The board recognized that the Rockwood Hawthorne (now Rockwood at Whitworth) campus was not financially performing in a way that benefited the organization. They decided that evaluating redevelopment opportunities for this campus was the top priority coming out of the strategic planning process.

“Our board was involved in every step,” comments Alan Curryer, CEO of Rockwood Retirement Communities. “We discovered multiple avenues for growth, but the redevelopment of Rockwood Hawthorne was the one that appealed most.”

A few years before, Whitworth University had offered the organization a piece of land to expand its reach. Ultimately, it wasn’t quite enough space to meet Rockwood’s development objectives, so Rockwood rejected the offer, but continued to stay in touch with Whitworth officials. Subsequently, plans to redevelop Rockwood’s Hawthorne campus, just a few blocks away from Whitworth University, were finalized.

The continued conversations and touchpoints with the University led to the Partnership for Intergenerational Learning, which allows residents of the soon-to-be completed, redeveloped community to take classes on campus, use its athletic facilities and aquatic center, and take advantage of university resources as if they were students. Rockwood chose to honor the partnership by renaming its redeveloped Rockwood Hawthorne campus as Rockwood at Whitworth.

In 2021, the Rockwood board once again started a strategic planning process. They evaluated new growth opportunities as well as goals from the 2016 study that had yet to be executed, including the redevelopment of the South Hill campus.

“While adding our 11-story Summit building in 2015 was a significant improvement, there are still many opportunities to enhance the community and build out a campus master plan,” Curryer adds.

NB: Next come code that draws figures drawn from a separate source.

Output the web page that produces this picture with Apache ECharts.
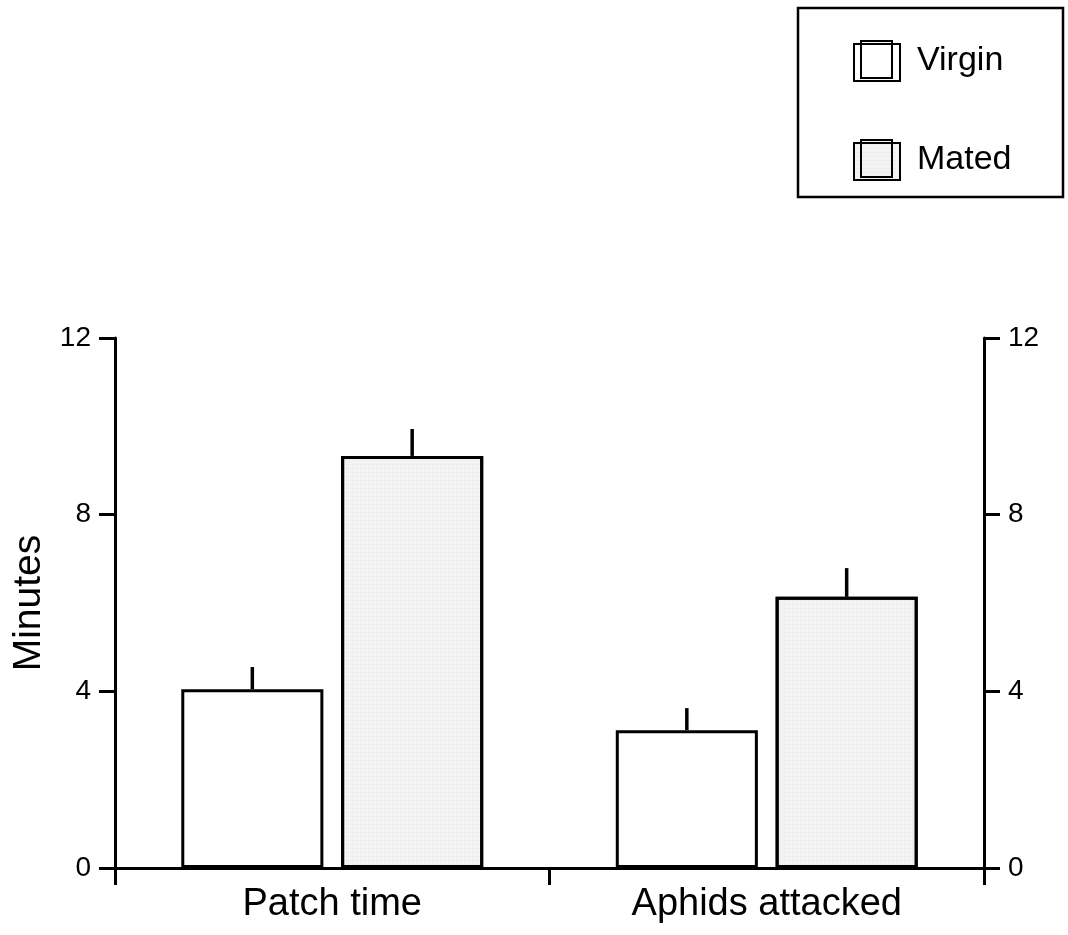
<!DOCTYPE html>
<html>
<head>
<meta charset="utf-8">
<script src="https://cdn.jsdelivr.net/npm/echarts@6/dist/echarts.min.js"></script>
<style>
html,body{margin:0;padding:0;background:#fff;}
#chart{width:1068px;height:935px;}
</style>
</head>
<body>
<div id="chart"></div>
<script>
// ---- data ----
const categories = ['Patch time', 'Aphids attacked'];
const seriesNames = ['Virgin', 'Mated'];
const virginValues = [4.05, 3.12];
const matedValues = [9.33, 6.14];
const virginErrors = [0.5, 0.5];
const matedErrors = [0.61, 0.65];
const yTicks = [0, 4, 8, 12];

// ---- layout / style ----
const FONT = "'Liberation Sans', Arial, Helvetica, sans-serif";
const BAR_FRAC = 0.327;
const GAP_FRAC = 0.125;
const LEGEND_ICON = 'path://M0,3 L46,3 L46,40 L0,40 Z M7,0 L38,0 L38,37 L7,37 Z';

const errorData = [];
virginValues.forEach((v, i) => errorData.push([i, v, virginErrors[i], 0]));
matedValues.forEach((v, i) => errorData.push([i, v, matedErrors[i], 1]));

function renderError(params, api) {
  const ci = api.value(0), v = api.value(1), e = api.value(2), si = api.value(3);
  const band = api.size([1, 0])[0];
  const bw = band * BAR_FRAC;
  const gap = bw * GAP_FRAC;
  const off = (si === 0 ? -1 : 1) * (bw + gap) / 2;
  const p0 = api.coord([ci, v]);
  const p1 = api.coord([ci, v + e]);
  return {
    type: 'line',
    shape: { x1: p0[0] + off, y1: p0[1], x2: p1[0] + off, y2: p1[1] },
    style: { stroke: '#000', lineWidth: 3.5 }
  };
}

const yAxisCommon = {
  type: 'value',
  min: yTicks[0],
  max: yTicks[yTicks.length - 1],
  interval: 4,
  splitLine: { show: false },
  axisLine: { show: true, lineStyle: { color: '#000', width: 3 } },
  axisTick: { show: true, length: 16, lineStyle: { color: '#000', width: 3 } },
  axisLabel: { color: '#000', fontFamily: FONT, fontSize: 28, margin: 24 }
};

const chart = echarts.init(document.getElementById('chart'), null, { renderer: 'canvas' });
chart.setOption({
  backgroundColor: '#fff',
  animation: false,
  grid: { left: 115, right: 84, top: 338, bottom: 67, containLabel: false },
  legend: {
    data: seriesNames,
    orient: 'vertical',
    left: 848,
    top: 35,
    itemWidth: 46,
    itemHeight: 40,
    itemGap: 57,
    icon: LEGEND_ICON,
    textStyle: { color: '#000', fontFamily: FONT, fontSize: 34, padding: [0, 0, 0, 12] }
  },
  graphic: [{
    type: 'rect',
    shape: { x: 798, y: 8, width: 265, height: 189 },
    style: { fill: 'none', stroke: '#000', lineWidth: 2.5 },
    silent: true
  }],
  xAxis: {
    type: 'category',
    data: categories,
    boundaryGap: true,
    axisLine: { show: true, lineStyle: { color: '#000', width: 3 } },
    axisTick: { show: true, length: 17, alignWithLabel: false, lineStyle: { color: '#000', width: 3 } },
    axisLabel: { color: '#000', fontFamily: FONT, fontSize: 38, margin: 18 }
  },
  yAxis: [
    Object.assign({}, yAxisCommon, {
      position: 'left',
      name: 'Minutes',
      nameLocation: 'middle',
      nameRotate: 90,
      nameGap: 64,
      nameTextStyle: { color: '#000', fontFamily: FONT, fontSize: 39 }
    }),
    Object.assign({}, yAxisCommon, { position: 'right' })
  ],
  series: [
    {
      name: seriesNames[0],
      type: 'bar',
      data: virginValues,
      barWidth: (BAR_FRAC * 100) + '%',
      barGap: (GAP_FRAC * 100) + '%',
      itemStyle: { color: '#ffffff', borderColor: '#000', borderWidth: 3 }
    },
    {
      name: seriesNames[1],
      type: 'bar',
      data: matedValues,
      barWidth: (BAR_FRAC * 100) + '%',
      barGap: (GAP_FRAC * 100) + '%',
      itemStyle: {
        color: '#f3f3f3',
        borderColor: '#000',
        borderWidth: 3,
        decal: {
          symbol: 'rect',
          symbolSize: 0.6,
          color: 'rgba(0,0,0,0.22)',
          dashArrayX: [1, 3],
          dashArrayY: [1, 3],
          rotation: 0
        }
      }
    },
    {
      name: 'error',
      type: 'custom',
      renderItem: renderError,
      data: errorData,
      encode: { x: 0, y: 1 },
      z: 5
    }
  ]
});
</script>
</body>
</html>
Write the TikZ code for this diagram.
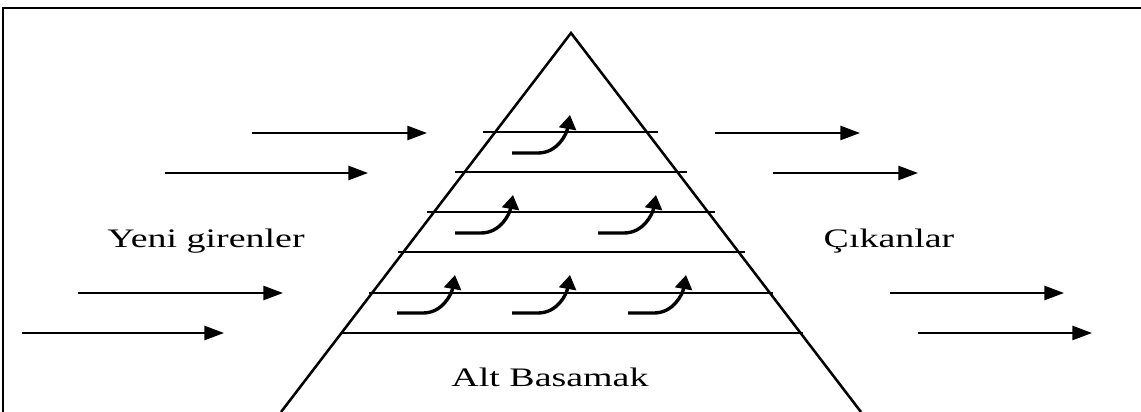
\documentclass[tikz,border=0pt]{standalone}
\usepackage{fontspec}
\setmainfont{Liberation Serif}
\usetikzlibrary{arrows.meta}
\tikzset{
  >=Stealth,
  frame/.style = {line width=1.8pt},
  edge/.style  = {line width=1.8pt, line join=miter},
  level/.style = {line width=1.8pt},
  flow/.style  = {-{Triangle[length=14pt, width=10pt]}, line width=1.7pt},
  rise/.style  = {-{Triangle[length=10pt, width=12pt]}, line width=2.4pt},
  lbl/.style   = {font=\fontsize{19}{22}\selectfont, xscale=1.42,
                  inner sep=0pt, anchor=base},
}
\begin{document}
\begin{tikzpicture}[x=0.025cm, y=-0.025cm]
  \useasboundingbox (0,0) rectangle (1141,412);

  % frame
  \coordinate (fl) at (3,412);
  \coordinate (tl) at (3,8);
  \coordinate (tr) at (1141,8);
  \draw[frame] (fl) -- (tl) -- (tr);

  % pyramid
  \coordinate (apex) at (571,33);
  \coordinate (bl)   at (281,412);
  \coordinate (br)   at (861,412);
  \draw[edge] (bl) -- (apex) -- (br);

  % levels
  \foreach \y/\xa/\xb [count=\i] in {132/483/658, 172/455/687, 212/427/715,
                                    252/398/745, 293/369/773, 333/341/803}
    \draw[level] (\xa,\y) coordinate (l\i a) -- (\xb,\y) coordinate (l\i b);

  % moving up
  \foreach \x/\y in {512/153, 455/233, 598/233, 397/313, 512/313, 628/313}
    \draw[rise] (\x,\y) -- ++(26,0) to[out=0, in=-100] ++(32,-38);

  % entering
  \foreach \xa/\xb/\y in {252/427/133, 165/368/173, 78/283/293, 22/224/333}
    \draw[flow] (\xa,\y) coordinate (in a) -- (\xb,\y) coordinate (in b);

  % leaving
  \foreach \xa/\xb/\y in {715/860/133, 773/918/173, 890/1064/293, 918/1092/333}
    \draw[flow] (\xa,\y) coordinate (out a) -- (\xb,\y) coordinate (out b);

  \node[lbl] (new)  at (206,247) {Yeni girenler};
  \node[lbl] (gone) at (889,247) {Çıkanlar};
  \node[lbl] (base) at (550,386) {Alt Basamak};
\end{tikzpicture}
\end{document}
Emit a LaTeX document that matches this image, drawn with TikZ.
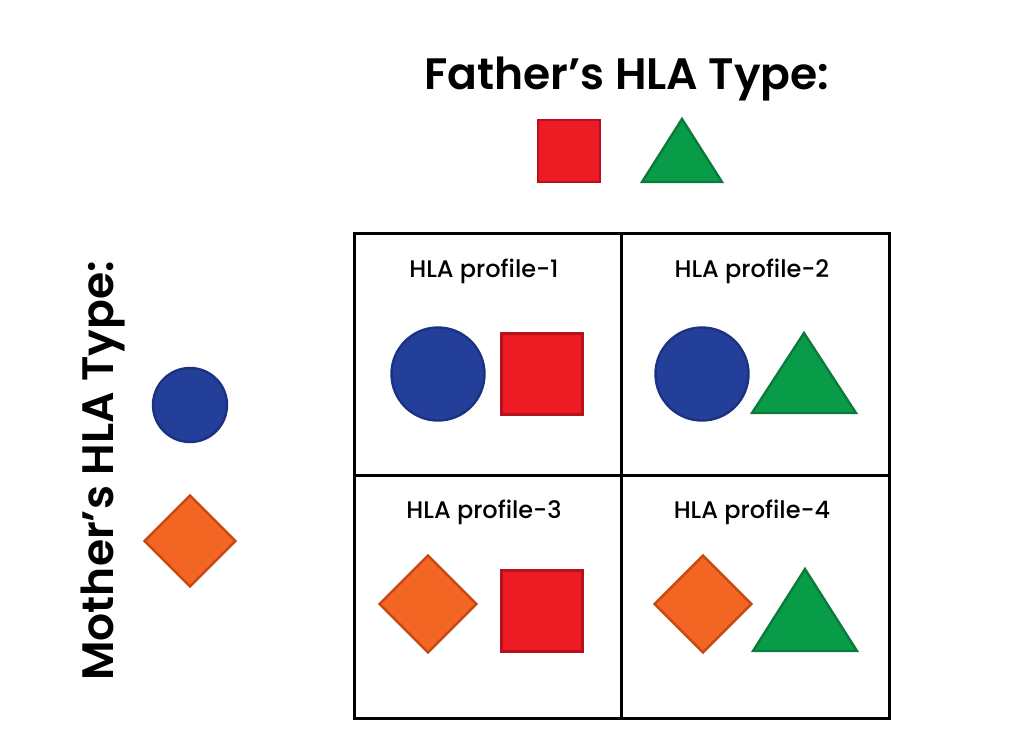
\documentclass[tikz,border=0pt]{standalone}
\usepackage{fontspec}
\setmainfont{Poppins}
\newfontfamily\hlasemibold{Poppins SemiBold}
\newfontfamily\hlamedium{Poppins Medium}
\usetikzlibrary{shapes.geometric}

\definecolor{hlablue}{HTML}{233F99}
\definecolor{hlablueline}{HTML}{1B3282}
\definecolor{hlared}{HTML}{ED1C24}
\definecolor{hlaredline}{HTML}{B5121B}
\definecolor{hlagreen}{HTML}{089C48}
\definecolor{hlagreenline}{HTML}{0B7A3A}
\definecolor{hlaorange}{HTML}{F26522}
\definecolor{hlaorangeline}{HTML}{C8460F}

\tikzset{
    ablue/.style={circle, fill=hlablue, draw=hlablueline, line width=1.2pt, inner sep=0pt},
    ared/.style={rectangle, fill=hlared, draw=hlaredline, line width=1.2pt, inner sep=0pt},
    agreen/.style={fill=hlagreen, draw=hlagreenline, line width=1.2pt, line join=miter},
    aorange/.style={diamond, aspect=1, fill=hlaorange, draw=hlaorangeline, line width=1.2pt, inner sep=0pt},
    heading/.style={font=\fontsize{22}{26}\selectfont\hlasemibold},
    profile/.style={font=\fontsize{12}{14}\selectfont\hlamedium}
}

\begin{document}
\begin{tikzpicture}[x=0.5pt, y=-0.5pt]
    \useasboundingbox (0, 0) rectangle (1024, 755);
    % father
    \node [heading] (father) at (627, 79) {Father’s HLA Type:};
    \node [ared, minimum size=31pt] (fsq) at (569, 151) {};
    \draw [agreen] (682, 119) -- (722, 182) -- (642, 182) -- cycle;
    % mother
    \node [heading, rotate=90] (mother) at (103, 471) {Mother’s HLA Type:};
    \node [ablue, minimum size=37pt] (mcirc) at (190, 405) {};
    \node [aorange, minimum size=46pt] (mdia) at (190, 541) {};
    % grid
    \draw [line width=1.5pt] (354, 233) rectangle (889, 718);
    \draw [line width=1.5pt] (621, 233) -- (621, 718);
    \draw [line width=1.5pt] (354, 475) -- (889, 475);
    % profile 1
    \node [profile] (p1) at (484, 271) {HLA profile-1};
    \node [ablue, minimum size=46.5pt] (c1) at (438, 374) {};
    \node [ared, minimum size=40.5pt] (s1) at (542, 374) {};
    % profile 2
    \node [profile] (p2) at (752, 271) {HLA profile-2};
    \node [ablue, minimum size=46.5pt] (c2) at (702, 374) {};
    \draw [agreen] (804, 333) -- (856, 413) -- (752, 413) -- cycle;
    % profile 3
    \node [profile] (p3) at (484, 512) {HLA profile-3};
    \node [aorange, minimum size=49pt] (d3) at (428, 604) {};
    \node [ared, minimum size=40.5pt] (s3) at (542, 611) {};
    % profile 4
    \node [profile] (p4) at (752, 512) {HLA profile-4};
    \node [aorange, minimum size=49pt] (d4) at (703, 604) {};
    \draw [agreen] (805, 569) -- (857, 651) -- (753, 651) -- cycle;
\end{tikzpicture}
\end{document}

Curryer mentioned that the board has shown no reluctance as far as investing in the organization. In addition to redeveloping South Hill, the organization has started a process to identify land within a day’s drive of Spokane for a potential new campus.

“While we’re not quite to the point of making any significant financial investments, we are comfortable evaluating options, identifying target markets, and taking those initial steps to determine feasibility,” Curryer concludes. “Starting this process now puts us in a great position to quickly make moves in the future when there is less economic uncertainty.”